There are two sides to every slope.

The Supreme Court recently struck down California’s law prohibiting the sale of extremely violent video games to minors, saying the law improperly violated the free speech rights of merchants and children. A common sentiment about this ruling is, “Well, that’s what free speech means. Besides, if you start limiting this form of expression, who knows what will be the next thing to be censored?”

This pattern of reasoning is called a “slippery slope” argument, and it compares the political restriction of vulgarity to a hill on which government (and our freedoms) rest precariously. If we allow even one inch of movement in the wrong direction, our freedoms will slip away into tyranny, or so the argument goes.
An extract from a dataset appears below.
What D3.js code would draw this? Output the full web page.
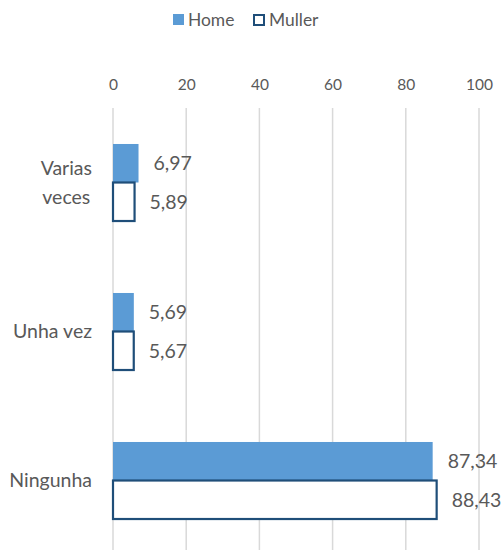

The first sign of danger in this argument pattern is that it specifically avoids discussing the merits of the particular issue in question. It seems no one actually defends the sale of such games to minors (aside from those who seek to make a buck from it). Instead, the argument only looks down the road for eventual danger rather than considering current danger. Thus, people worry that limiting commercial expression in this way will jeopardize all the rest of our precious free speech. Of course, it’s fair to be concerned about both this step and the others which might come later. But it’s also fair to be concerned about the danger of things sliding too far in the other direction as well. The slope, you might say, slips both ways.

In protecting these games, the Court is affirming a culture which ruins children in a thousand different ways. And if these games had been proposed to the America of, say, 1930, the idea that this is an important freedom would have been scoffed out of the arena. In other words, that side of the slope has come true, whereas the “tyranny of censorship” which people fear from allowing the California law isn’t even a remote danger.

Economists say there is no such thing as a free lunch because somebody has to pay. The same holds in politics. That’s why we must be on guard lest while defending against slipping down one gorge of ruined values we haven’t already fallen into another one. At this particular point in American history, which do you think is a more pressing cultural hazard: the potential for future loss of free speech or the actual absence of parental authority and corruption of children’s moral development?